What It Is: Lucy (Johansson) simply wants to go home after a night of partying, because she needs to study for her exams tomorrow. Unfortunately that’s not what’s in store for her when her boyfriend of only one week cuffs her to a suspicious briefcase and begs her to deliver the ‘paperwork’ he’s getting paid $1,000 for. Lucy doesn’t know what’s in store for her, nor does she fully understand what is in the briefcase cuffed to her wrist, but when she’s taken hostage by Mr. Jang (Choi) she knows it’s not good. “Please don’t kill me,” she begs Mr. Jang at one point. He doesn’t kill her and that’s his mistake.
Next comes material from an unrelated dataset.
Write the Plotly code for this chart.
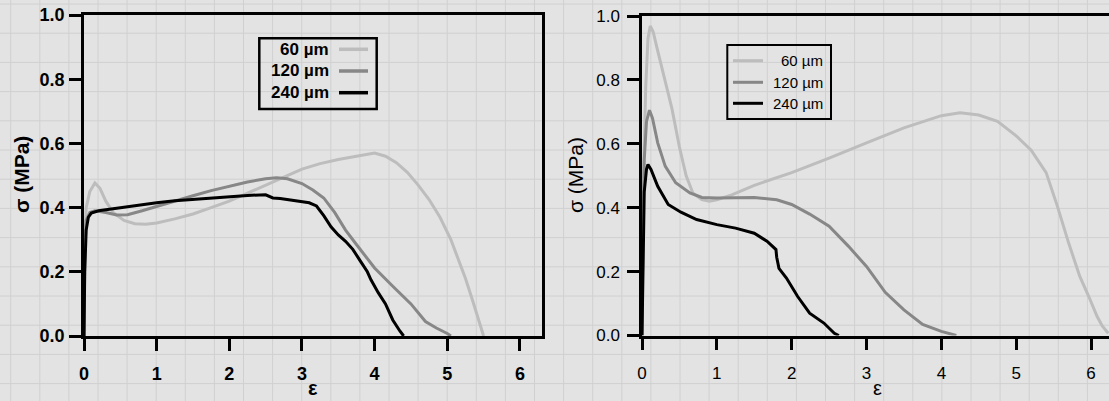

What We Think:  Just by taking a first look at the trailer, I thought Lucy would be something like Neil Burger’s ‘Limitless’.  Surprisingly Besson had started his research for Lucy nearly ten years before Burger’s film. Lucy explores different theories about what could happen when a human reaches one hundred cerebral capacity. First is the control over one’s self, then the control of others, next is the control of matter, and finally the ability to control time, which in Lucy time is what holds everything together. Of course the sentence ‘humans only use ten percent of their brains’ is a lie, but in reality we only have fifteen percent of our neurons active at any given moment. I was happy with Lucy’s special effects, and the way Johansson carried the character. As a single unit the film was good, but it must be kept in mind that Lucy’s abilities are theoretical so as to not keep confronting yourself over the small details.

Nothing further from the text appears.